THE EXERCISE ::
In the entries below, find the line containing "Convert this chart to Bokeh code." and the line containing "390, 395, 400, 405, 410, 415, 420, 425, 430]". Copy those two lines and everything between them exactly, without the pictures.

⟨

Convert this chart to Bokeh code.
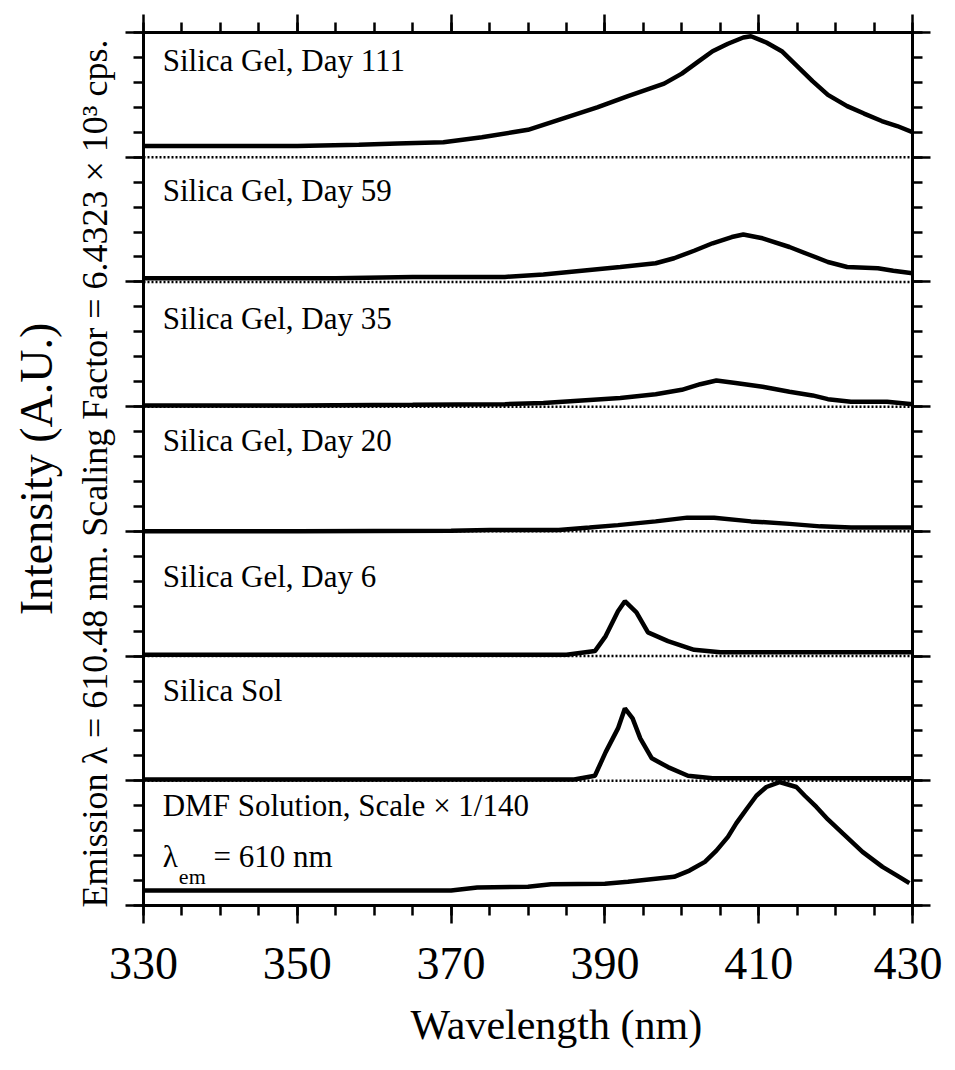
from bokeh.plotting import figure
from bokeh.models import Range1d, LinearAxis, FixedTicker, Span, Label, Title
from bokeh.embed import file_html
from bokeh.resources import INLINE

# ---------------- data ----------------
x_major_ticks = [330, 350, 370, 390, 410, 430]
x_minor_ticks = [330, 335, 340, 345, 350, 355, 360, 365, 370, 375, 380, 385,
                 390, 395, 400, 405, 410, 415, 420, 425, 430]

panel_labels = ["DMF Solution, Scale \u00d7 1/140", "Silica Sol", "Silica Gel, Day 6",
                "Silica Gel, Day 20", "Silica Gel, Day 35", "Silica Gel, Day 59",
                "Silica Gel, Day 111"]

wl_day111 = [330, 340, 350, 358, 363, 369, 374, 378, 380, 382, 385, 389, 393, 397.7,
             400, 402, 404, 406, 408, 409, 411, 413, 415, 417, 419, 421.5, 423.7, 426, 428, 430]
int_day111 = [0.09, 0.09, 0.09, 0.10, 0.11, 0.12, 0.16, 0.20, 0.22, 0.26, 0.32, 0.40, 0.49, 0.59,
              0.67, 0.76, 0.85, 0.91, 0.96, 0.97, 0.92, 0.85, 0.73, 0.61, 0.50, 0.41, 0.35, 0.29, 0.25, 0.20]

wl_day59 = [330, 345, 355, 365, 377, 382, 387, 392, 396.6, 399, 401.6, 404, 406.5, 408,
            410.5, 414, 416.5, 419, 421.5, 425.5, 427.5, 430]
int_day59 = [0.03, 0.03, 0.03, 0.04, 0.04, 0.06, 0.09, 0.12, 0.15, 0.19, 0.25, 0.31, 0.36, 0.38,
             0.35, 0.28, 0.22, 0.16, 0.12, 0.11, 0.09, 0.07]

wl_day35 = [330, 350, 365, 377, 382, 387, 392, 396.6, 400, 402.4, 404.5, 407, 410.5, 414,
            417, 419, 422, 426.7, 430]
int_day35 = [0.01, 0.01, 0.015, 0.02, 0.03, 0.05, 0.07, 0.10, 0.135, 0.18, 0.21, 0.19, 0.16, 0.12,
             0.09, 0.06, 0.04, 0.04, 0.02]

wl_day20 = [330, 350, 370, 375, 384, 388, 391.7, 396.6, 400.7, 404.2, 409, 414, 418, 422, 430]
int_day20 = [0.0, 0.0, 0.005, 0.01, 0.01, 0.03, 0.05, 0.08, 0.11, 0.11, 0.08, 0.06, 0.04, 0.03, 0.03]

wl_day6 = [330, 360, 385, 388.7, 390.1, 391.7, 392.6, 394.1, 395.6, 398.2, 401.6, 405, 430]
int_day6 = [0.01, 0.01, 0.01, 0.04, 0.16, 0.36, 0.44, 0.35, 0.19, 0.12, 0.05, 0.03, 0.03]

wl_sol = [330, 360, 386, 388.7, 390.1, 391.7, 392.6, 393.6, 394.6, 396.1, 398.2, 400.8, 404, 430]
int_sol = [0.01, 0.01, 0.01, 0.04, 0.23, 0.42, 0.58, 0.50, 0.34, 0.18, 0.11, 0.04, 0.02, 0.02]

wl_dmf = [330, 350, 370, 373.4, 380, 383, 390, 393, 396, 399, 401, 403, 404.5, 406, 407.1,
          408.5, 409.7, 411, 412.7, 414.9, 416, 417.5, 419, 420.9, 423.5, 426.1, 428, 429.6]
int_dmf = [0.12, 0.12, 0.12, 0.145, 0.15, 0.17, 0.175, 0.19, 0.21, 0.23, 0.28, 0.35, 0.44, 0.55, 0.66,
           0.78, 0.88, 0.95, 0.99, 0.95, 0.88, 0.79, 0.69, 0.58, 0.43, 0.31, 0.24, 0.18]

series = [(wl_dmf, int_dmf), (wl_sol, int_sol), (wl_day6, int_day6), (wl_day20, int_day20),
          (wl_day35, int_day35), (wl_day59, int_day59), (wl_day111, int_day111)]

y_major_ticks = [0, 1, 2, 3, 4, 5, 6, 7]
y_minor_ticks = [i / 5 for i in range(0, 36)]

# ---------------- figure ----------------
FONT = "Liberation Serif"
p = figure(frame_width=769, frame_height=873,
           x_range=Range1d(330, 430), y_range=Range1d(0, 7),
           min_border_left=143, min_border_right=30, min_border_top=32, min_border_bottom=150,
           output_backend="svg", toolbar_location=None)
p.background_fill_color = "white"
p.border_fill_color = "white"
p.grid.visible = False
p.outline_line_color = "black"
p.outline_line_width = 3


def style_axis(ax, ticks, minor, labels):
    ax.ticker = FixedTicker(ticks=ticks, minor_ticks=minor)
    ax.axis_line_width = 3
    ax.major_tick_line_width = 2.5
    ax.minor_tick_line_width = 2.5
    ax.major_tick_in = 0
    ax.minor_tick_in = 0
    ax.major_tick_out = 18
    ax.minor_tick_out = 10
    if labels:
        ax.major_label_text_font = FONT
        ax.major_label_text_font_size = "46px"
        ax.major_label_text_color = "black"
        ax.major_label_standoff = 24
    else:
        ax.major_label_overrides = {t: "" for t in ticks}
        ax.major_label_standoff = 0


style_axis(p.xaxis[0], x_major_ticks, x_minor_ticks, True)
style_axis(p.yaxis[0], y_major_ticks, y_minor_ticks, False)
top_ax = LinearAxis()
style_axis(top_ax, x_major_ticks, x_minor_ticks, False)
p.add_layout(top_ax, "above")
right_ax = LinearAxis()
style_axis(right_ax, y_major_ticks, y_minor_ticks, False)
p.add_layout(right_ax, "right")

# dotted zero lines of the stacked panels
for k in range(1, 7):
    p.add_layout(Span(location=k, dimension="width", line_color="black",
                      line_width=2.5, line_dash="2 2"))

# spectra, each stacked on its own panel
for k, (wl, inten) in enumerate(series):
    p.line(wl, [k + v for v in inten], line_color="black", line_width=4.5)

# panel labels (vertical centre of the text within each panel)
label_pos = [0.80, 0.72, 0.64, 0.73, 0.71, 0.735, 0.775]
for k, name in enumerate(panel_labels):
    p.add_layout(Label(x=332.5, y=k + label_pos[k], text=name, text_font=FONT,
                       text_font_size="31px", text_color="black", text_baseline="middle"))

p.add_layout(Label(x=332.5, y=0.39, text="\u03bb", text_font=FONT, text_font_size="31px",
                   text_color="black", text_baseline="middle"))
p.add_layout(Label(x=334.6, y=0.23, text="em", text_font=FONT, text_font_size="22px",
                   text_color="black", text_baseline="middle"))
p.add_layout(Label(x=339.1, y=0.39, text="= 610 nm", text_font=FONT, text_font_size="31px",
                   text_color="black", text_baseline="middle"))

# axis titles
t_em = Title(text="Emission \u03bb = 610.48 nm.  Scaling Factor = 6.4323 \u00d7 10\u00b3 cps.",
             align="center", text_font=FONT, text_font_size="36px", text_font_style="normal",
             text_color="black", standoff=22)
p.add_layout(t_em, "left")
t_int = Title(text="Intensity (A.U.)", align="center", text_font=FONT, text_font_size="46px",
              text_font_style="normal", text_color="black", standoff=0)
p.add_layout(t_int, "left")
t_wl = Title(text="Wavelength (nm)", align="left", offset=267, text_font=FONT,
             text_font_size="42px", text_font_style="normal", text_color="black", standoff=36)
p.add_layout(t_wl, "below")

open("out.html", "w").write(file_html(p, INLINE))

⟩
⟨

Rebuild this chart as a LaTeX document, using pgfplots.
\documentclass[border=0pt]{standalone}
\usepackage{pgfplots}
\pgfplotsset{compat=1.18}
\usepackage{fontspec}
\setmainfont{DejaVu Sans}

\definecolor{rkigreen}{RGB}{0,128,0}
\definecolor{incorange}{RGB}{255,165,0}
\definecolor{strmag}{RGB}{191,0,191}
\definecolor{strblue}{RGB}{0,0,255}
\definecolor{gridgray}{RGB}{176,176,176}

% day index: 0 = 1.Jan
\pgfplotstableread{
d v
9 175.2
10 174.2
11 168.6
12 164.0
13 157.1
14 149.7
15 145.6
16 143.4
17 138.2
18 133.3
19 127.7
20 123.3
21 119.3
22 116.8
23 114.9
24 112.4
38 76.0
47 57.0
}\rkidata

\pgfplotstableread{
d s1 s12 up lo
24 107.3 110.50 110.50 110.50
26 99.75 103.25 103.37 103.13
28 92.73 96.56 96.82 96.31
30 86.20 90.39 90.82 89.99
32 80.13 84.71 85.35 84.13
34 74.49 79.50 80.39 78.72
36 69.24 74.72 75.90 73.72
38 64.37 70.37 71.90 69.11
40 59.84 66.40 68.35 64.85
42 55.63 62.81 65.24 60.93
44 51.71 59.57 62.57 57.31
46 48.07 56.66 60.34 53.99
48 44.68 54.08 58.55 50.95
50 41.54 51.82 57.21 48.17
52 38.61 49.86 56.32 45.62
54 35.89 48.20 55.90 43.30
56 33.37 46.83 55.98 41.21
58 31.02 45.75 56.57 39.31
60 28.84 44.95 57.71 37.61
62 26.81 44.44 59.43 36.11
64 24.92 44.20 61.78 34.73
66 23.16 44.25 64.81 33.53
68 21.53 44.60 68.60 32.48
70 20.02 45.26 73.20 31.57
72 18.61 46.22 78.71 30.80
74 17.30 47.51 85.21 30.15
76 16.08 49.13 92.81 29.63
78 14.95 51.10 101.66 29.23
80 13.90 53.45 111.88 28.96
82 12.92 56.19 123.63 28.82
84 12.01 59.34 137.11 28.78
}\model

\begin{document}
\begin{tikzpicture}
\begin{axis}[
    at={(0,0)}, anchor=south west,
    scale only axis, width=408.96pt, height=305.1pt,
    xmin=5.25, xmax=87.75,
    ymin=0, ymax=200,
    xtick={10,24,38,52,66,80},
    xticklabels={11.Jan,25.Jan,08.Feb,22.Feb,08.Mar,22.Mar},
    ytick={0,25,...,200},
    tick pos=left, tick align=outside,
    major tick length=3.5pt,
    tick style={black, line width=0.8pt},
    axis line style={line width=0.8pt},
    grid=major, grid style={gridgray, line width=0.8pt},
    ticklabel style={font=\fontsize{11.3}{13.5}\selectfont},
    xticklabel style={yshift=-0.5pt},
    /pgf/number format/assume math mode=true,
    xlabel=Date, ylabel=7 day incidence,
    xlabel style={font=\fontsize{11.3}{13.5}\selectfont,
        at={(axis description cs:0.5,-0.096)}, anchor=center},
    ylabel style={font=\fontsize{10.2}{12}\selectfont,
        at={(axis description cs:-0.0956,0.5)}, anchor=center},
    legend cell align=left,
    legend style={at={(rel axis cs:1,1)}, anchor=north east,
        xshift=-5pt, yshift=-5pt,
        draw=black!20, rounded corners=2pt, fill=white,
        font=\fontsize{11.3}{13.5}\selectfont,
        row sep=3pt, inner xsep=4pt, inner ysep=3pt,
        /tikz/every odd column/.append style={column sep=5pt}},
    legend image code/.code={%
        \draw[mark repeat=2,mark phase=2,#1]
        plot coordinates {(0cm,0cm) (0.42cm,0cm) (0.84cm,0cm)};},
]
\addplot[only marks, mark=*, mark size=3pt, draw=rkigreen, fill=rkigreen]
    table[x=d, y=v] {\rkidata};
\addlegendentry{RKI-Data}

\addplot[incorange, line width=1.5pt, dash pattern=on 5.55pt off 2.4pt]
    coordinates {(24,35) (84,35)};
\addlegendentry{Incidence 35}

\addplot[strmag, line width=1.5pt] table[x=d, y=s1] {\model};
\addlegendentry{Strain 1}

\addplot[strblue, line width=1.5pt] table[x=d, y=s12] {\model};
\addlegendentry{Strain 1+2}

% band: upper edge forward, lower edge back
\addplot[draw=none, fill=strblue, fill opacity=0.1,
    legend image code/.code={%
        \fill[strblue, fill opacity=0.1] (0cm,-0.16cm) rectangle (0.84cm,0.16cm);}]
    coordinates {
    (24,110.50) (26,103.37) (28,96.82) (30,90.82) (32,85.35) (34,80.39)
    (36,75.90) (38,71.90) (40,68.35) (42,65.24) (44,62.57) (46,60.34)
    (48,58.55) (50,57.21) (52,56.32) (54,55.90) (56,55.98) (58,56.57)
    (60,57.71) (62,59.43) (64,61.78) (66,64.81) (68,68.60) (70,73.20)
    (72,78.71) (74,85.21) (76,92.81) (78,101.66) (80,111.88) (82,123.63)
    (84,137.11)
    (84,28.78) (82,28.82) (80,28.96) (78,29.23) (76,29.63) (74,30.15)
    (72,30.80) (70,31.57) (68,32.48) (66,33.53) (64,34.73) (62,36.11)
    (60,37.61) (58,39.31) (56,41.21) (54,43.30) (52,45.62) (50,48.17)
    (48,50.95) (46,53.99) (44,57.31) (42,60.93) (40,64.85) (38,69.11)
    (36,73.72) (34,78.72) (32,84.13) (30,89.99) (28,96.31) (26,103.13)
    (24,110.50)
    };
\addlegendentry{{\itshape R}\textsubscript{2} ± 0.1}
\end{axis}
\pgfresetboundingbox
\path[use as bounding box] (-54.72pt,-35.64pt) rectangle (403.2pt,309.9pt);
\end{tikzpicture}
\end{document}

⟩

WRITTEN SOLUTION ::
Convert this chart to Bokeh code.
from bokeh.plotting import figure
from bokeh.models import Range1d, LinearAxis, FixedTicker, Span, Label, Title
from bokeh.embed import file_html
from bokeh.resources import INLINE

# ---------------- data ----------------
x_major_ticks = [330, 350, 370, 390, 410, 430]
x_minor_ticks = [330, 335, 340, 345, 350, 355, 360, 365, 370, 375, 380, 385,
                 390, 395, 400, 405, 410, 415, 420, 425, 430]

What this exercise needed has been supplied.